■「かけ湯」の大事な目的とは?
私もそうだが、熱い湯が苦手だという人は少なくない。42℃よりも高い泉温だと、一瞬、湯船に浸かるのを躊躇してしまう。だが、湯船に浸かる前に、ある行為をすることで、私は熱い湯のほとんどを克服している。45℃くらいまでであれば、なんとか入浴できる。
ある行為というのは、「かけ湯」である。湯船に入る前に、体を湯で流すことだ。入浴前に体の汚れを落とすのが目的だが、かけ湯には、もう一つ重要な意味がある。 それは温泉の温度や刺激に体を慣らすこと。これをすることで心臓発作や脳卒中といった入浴中の事故を予防できるだけでなく、熱い湯にも対応しやすくなる。だから、とくに熱い湯に入る前は、入念にかけ湯をすると、体をびっくりさせずに、湯船に浸かれる。 かけ湯のポイントは、心臓と離れた部分から湯をかけていくこと。手足からはじめて、徐々に肩からかけるようにすると、体への負担が少ない。普通の泉温の場合は、だいたい計10回ほどかけ湯をすれば十分だろう。
■江戸時代から伝わる奇習
泉温が高い場合は、「かぶり湯」まですれば万全だ。頭から温泉をかぶるのである。個人差はあるかもしれないが、私の場合は、かぶり湯をすることで、熱い湯に入る準備が整う。5回ほどかぶれば、45℃くらいの湯はへっちゃらである。しかも、かぶり湯は立ちくらみ防止にもなる。 そんな「かぶり湯」を江戸時代から風習として行っている温泉が鳥取県東部にある。山陰最古の温泉地といわれる岩井温泉だ。平安時代の開湯と伝わる。3軒の温泉宿が並ぶ静かな温泉地の真ん中に、共同浴場「ゆかむり温泉」がある。白壁の蔵づくりが特徴だ。

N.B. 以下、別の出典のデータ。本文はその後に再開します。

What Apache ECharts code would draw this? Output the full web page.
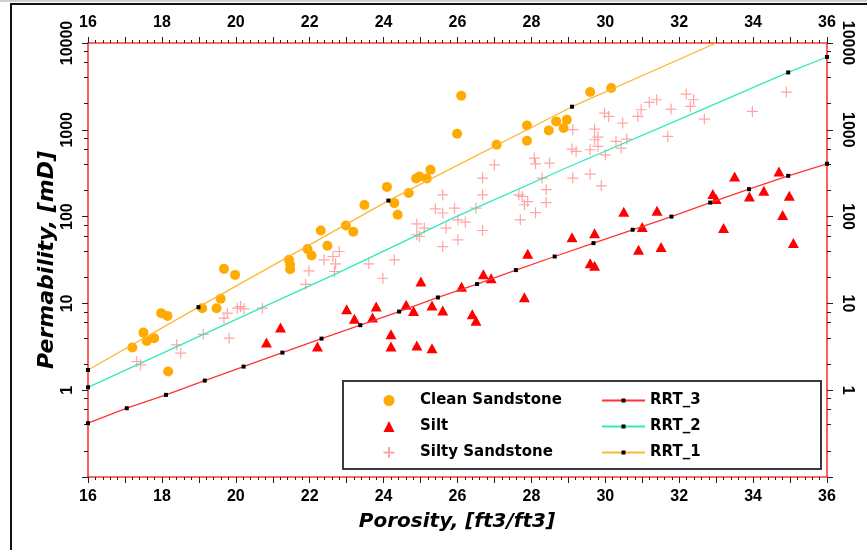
<!DOCTYPE html>
<html><head><meta charset="utf-8">
<script src="https://cdn.jsdelivr.net/npm/echarts@6/dist/echarts.min.js"></script>
<style>html,body{margin:0;padding:0;background:#fff}#c{width:867px;height:550px}</style>
</head><body><div id="c"></div>
<script>
// ---- data ----
const cleanX = [17.20,17.50,17.59,17.79,17.98,18.15,18.17,19.09,19.48,19.59,19.68,19.98,21.44,21.47,21.47,21.94,22.05,22.30,22.48,22.98,23.18,23.48,24.09,24.29,24.38,24.68,24.88,24.97,25.17,25.27,25.99,26.10,27.06,27.88,27.88,28.47,28.67,28.87,28.96,29.59,30.16];
const cleanY = [3.10,4.61,3.70,3.98,7.72,7.18,1.64,8.81,8.81,11.3,25.0,21.3,31.8,27.8,24.8,42.2,35.6,69.2,46.1,78.9,66.8,136,220,143,105,187,275,290,275,346,900,2470,673,1122,748,984,1250,1047,1306,2723,3030];

const siltX = [20.83,21.21,22.21,23.00,23.21,23.80,23.70,24.20,24.20,24.61,24.81,24.90,25.01,25.31,25.31,25.60,26.11,26.40,26.50,26.70,26.91,27.81,27.90,29.10,29.71,29.59,29.71,30.50,30.90,31.00,31.40,31.51,32.91,33.00,33.20,33.50,33.90,34.29,34.70,34.80,34.98,35.09];
const siltY = [3.54,5.27,3.18,8.59,6.64,9.20,6.87,4.42,3.18,9.62,8.20,3.27,17.9,9.45,3.05,8.27,15.6,7.52,6.30,21.7,19.5,11.8,37.3,58.0,64.5,29.1,27.1,114,41.4,75.7,117,44.5,182,159,73.7,290,171,198,331,104,174,49.5];

const siltySandX = [17.32,17.42,18.40,18.51,19.12,19.82,19.68,19.77,20.04,20.13,20.22,20.72,21.89,21.98,22.39,22.63,22.70,22.80,22.67,23.60,23.98,24.29,24.90,24.90,25.10,24.97,25.60,25.40,25.60,25.69,25.60,25.92,26.01,26.21,26.01,26.50,26.68,26.68,26.68,27.00,27.66,27.75,27.81,27.90,27.70,28.08,28.11,28.49,28.29,28.40,28.40,28.11,29.12,29.10,29.21,29.12,29.59,29.89,29.59,29.71,29.71,29.80,29.80,30.00,29.98,30.09,30.29,30.43,30.47,30.58,30.88,30.97,31.19,31.39,31.69,31.78,32.19,32.39,32.30,32.68,33.98,34.90];
const siltySandY = [2.14,1.96,3.33,2.67,4.40,3.98,6.76,7.72,8.81,9.20,8.65,8.81,16.6,23.7,31.8,34.7,28.6,39.6,23.3,28.6,19.5,31.8,82.6,61.7,73.7,59.0,178,123,110,73.7,45.2,125,91.8,86.5,54.0,125,278,178,69.2,395,178,171,137,149,91.8,472,406,414,278,204,145,111,1002,600,563,278,309,226,589,1020,768,825,643,515,1560,1425,734,616,1196,782,1425,1703,2066,2218,838,1734,2583,2218,1858,1330,1627,2723];

const rrt3X = [16,17.05,18.11,19.16,20.21,21.26,22.32,23.37,24.42,25.47,26.53,27.58,28.63,29.68,30.74,31.79,32.84,33.89,34.95,36];
const rrt3Y = [0.417,0.62,0.883,1.29,1.87,2.71,3.93,5.61,8.05,11.7,16.7,24.2,34.7,49.5,70.5,100,145,207,295,406];
const rrt3MarkedX = rrt3X;

const rrt2X = [16,19.14,22.75,25.92,29.03,31.96,34.95,36];
const rrt2Y = [1.08,4.43,22.3,98,378,1294,4580,6900];
const rrt2MarkedX = [16,34.95,36];

const rrt1X = [16,18.99,24.13,29.10,33.0];
const rrt1Y = [1.71,9.05,153,1845,10000];
const rrt1MarkedX = [16,18.99,24.13,29.10];

// minor tick positions on the permeability axis
const yMinorTicks = [0.2,0.4,0.6,0.8, 2,4,6,8, 20,40,60,80, 200,400,600,800, 2000,4000,6000,8000];

const seriesNames = ['Clean Sandstone','Silt','Silty Sandstone','RRT_3','RRT_2','RRT_1'];
const xTitle = 'Porosity, [ft3/ft3]';
const yTitle = 'Permability, [mD]';

// ---- build ----
const pts = (xs, ys) => xs.map((x, i) => [x, ys[i]]);
const linePts = (xs, ys, marked) => xs.map((x, i) => marked.indexOf(x) >= 0 ? {value:[x, ys[i]]} : {value:[x, ys[i]], symbol:'none'});

const tickFont = {fontFamily:'Liberation Sans, Arial', fontWeight:'bold', fontSize:16, color:'#000'};
const axisLineRed = {show:true, lineStyle:{color:'#FF3535', width:1.6}};
const tickStyle = {color:'#222', width:1};

function xAx(pos) {
  return {type:'value', min:16, max:36, interval:1, position:pos,
    axisLine:axisLineRed,
    axisTick:{show:true, length:6, lineStyle:tickStyle},
    minorTick:{show:true, splitNumber:5, length:3, lineStyle:tickStyle},
    splitLine:{show:false}, minorSplitLine:{show:false},
    axisLabel:Object.assign({margin:12, hideOverlap:false, formatter:v => (Math.round(v) % 2 === 0 ? String(v) : '')}, tickFont)};
}
function yAx(pos, rot) {
  return {type:'log', logBase:10, min:0.1, max:10000, position:pos,
    axisLine:axisLineRed,
    axisTick:{show:true, length:6, lineStyle:tickStyle},
    splitLine:{show:false},
    axisLabel:Object.assign({margin:12, rotate:rot, hideOverlap:false, formatter:v => (v >= 1 ? String(Math.round(v)) : '')}, tickFont)};
}
function yMinorAx(pos) {
  return {type:'log', logBase:10, min:0.1, max:10000, position:pos, offset:0,
    axisLine:{show:false},
    axisTick:{show:true, length:4, lineStyle:tickStyle, customValues:yMinorTicks},
    axisLabel:{show:false},
    splitLine:{show:false}};
}

const crossPath = 'path://M5,0L5,10M0,5L10,5';
const legendText = {fontFamily:'DejaVu Sans', fontWeight:'bold', fontSize:15, color:'#000'};

const option = {
  backgroundColor:'#fff',
  animation:false,
  grid:{left:88, right:40, top:43, bottom:73, containLabel:false},
  xAxis:[xAx('bottom'), xAx('top')],
  yAxis:[yAx('left', 90), yAx('right', -90), yMinorAx('left'), yMinorAx('right')],
  legend:[
    {data:seriesNames.slice(0,3), orient:'vertical', left:382.5, top:393, padding:0, itemWidth:11, itemHeight:11, itemGap:11,
     textStyle:Object.assign({padding:[0,0,0,20.5]}, legendText), selectedMode:false},
    {data:seriesNames.slice(3), orient:'vertical', left:601, top:393, padding:0, itemWidth:43, itemHeight:5, itemGap:11, textStyle:legendText, selectedMode:false}
  ],
  graphic:[
    {type:'rect', shape:{x:0, y:0, width:867, height:2}, style:{fill:'#cfcfcf'}, z:0},
    {type:'line', shape:{x1:11, y1:3, x2:11, y2:550}, style:{stroke:'#111', lineWidth:2}, z:0},
    {type:'line', shape:{x1:10, y1:4, x2:867, y2:4}, style:{stroke:'#111', lineWidth:2}, z:0},
    {type:'rect', shape:{x:343, y:381, width:478, height:88}, style:{fill:'#fff', stroke:'#3a3a3a', lineWidth:2}, z:3},
    {type:'text', x:457, y:522, style:{text:xTitle, font:'italic bold 20px "DejaVu Sans"', fill:'#000', align:'center', verticalAlign:'middle', textAlign:'center', textVerticalAlign:'middle'}},
    {type:'text', x:47, y:260, rotation:Math.PI/2, style:{text:yTitle, font:'italic bold 22px "DejaVu Sans"', fill:'#000', align:'center', verticalAlign:'middle', textAlign:'center', textVerticalAlign:'middle'}}
  ],
  series:[
    {name:seriesNames[0], type:'scatter', data:pts(cleanX, cleanY), symbol:'circle', symbolSize:10, itemStyle:{color:'#FFAA00', opacity:1}, z:3},
    {name:seriesNames[1], type:'scatter', data:pts(siltX, siltY), symbol:'triangle', symbolSize:[11,10], itemStyle:{color:'#FF0000', opacity:1}, z:3},
    {name:seriesNames[2], type:'scatter', data:pts(siltySandX, siltySandY), symbol:crossPath, symbolSize:11, itemStyle:{color:'rgba(0,0,0,0)', borderColor:'#FFA4A4', borderWidth:1.2, opacity:1}, z:3},
    {name:seriesNames[3], type:'line', data:linePts(rrt3X, rrt3Y, rrt3MarkedX), symbol:'rect', symbolSize:4, showAllSymbol:true, itemStyle:{color:'#000'}, lineStyle:{color:'#FF3535', width:1.3}, z:4},
    {name:seriesNames[4], type:'line', data:linePts(rrt2X, rrt2Y, rrt2MarkedX), symbol:'rect', symbolSize:4, showAllSymbol:true, itemStyle:{color:'#000'}, lineStyle:{color:'#2EEBB8', width:1.3}, z:4},
    {name:seriesNames[5], type:'line', data:linePts(rrt1X, rrt1Y, rrt1MarkedX), symbol:'rect', symbolSize:4, showAllSymbol:true, itemStyle:{color:'#000'}, lineStyle:{color:'#FFB733', width:1.3}, z:4}
  ]
};
const chart = echarts.init(document.getElementById('c'), null, {renderer:'canvas'});
chart.setOption(option);
</script>
</body></html>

「ゆ(湯)かむり」とは、手ぬぐいを頭にかぶり、柄杓を使って湯を頭からかける岩井温泉独自の風習のこと。つまり、かぶり湯の一種である。少しでも長く湯に浸かり、温泉の効能にあやかるために、「湯かむり唄」を歌いながら湯をかぶるのが特徴で、岩井温泉周辺の景勝地などが歌詞に盛り込まれている。こんな具合である。
ヤレヤレ初めのおとよ大阪京都や中国
四国に響きわたりし 岩井の温泉
効能は蔦より 承知の事なら
これからぽつぽつ八景口説だ
三つに四つは五つでも六つ七な八つは
はたちのねいさん
■毛根から湯がしみ込んでいく感覚
昨年、久しぶりにゆかむり温泉を訪ねた。さすがに昔ながらの湯かむりをしている人には出会えなかったが、浴室は10人ほどの地元の常連さんでにぎわっていた。
私がよそ者であることは一目でわかったのだろう。脱衣所で常連のおじいさんが、「どこから?」と話しかけてきた。「東京からです」と答えると、「こんな辺鄙な場所まで温泉に入りに来るなんて、よほどの変わり者か、風流人かのどちらかだな」と冗談を言って笑った。
内湯のみの浴室には、四角形と円形の湯船が並ぶ。源泉は47℃。手で湯加減を確かめると、けっこうな熱さである。湯船に入る前に、湯かむりの風習にならって、頭から温泉をかぶった。普段は5回ほどだが、15回はかぶった。毛根の一つひとつから、じんわりと湯がしみこんでいくような感覚が心地よい。
源泉かけ流しの湯船に浸かる。かぶり湯のおかげで、熱い湯も平気だ。気持ちよいほどに透明の源泉が湯船から大量にあふれ出ていく。湧出量が豊富な証拠である。若干、とろみがあり、肌によくなじむ湯だ。汗が噴き出してなかなか止まらないほどである。脱衣所で話しかけてくれたおじいさんの舌も滑らかで、湯の中談義に花が咲いた。
そういえば、湯かむりのときに歌う「湯かむり唄」は、なんと100番まで歌詞があるという。いくら湯かぶりをして熱い湯に慣れたとしても、私なら10番くらいでのぼせてしまいそうだ。昔の人は、100番まで必要なくらい長湯していたのだろうか。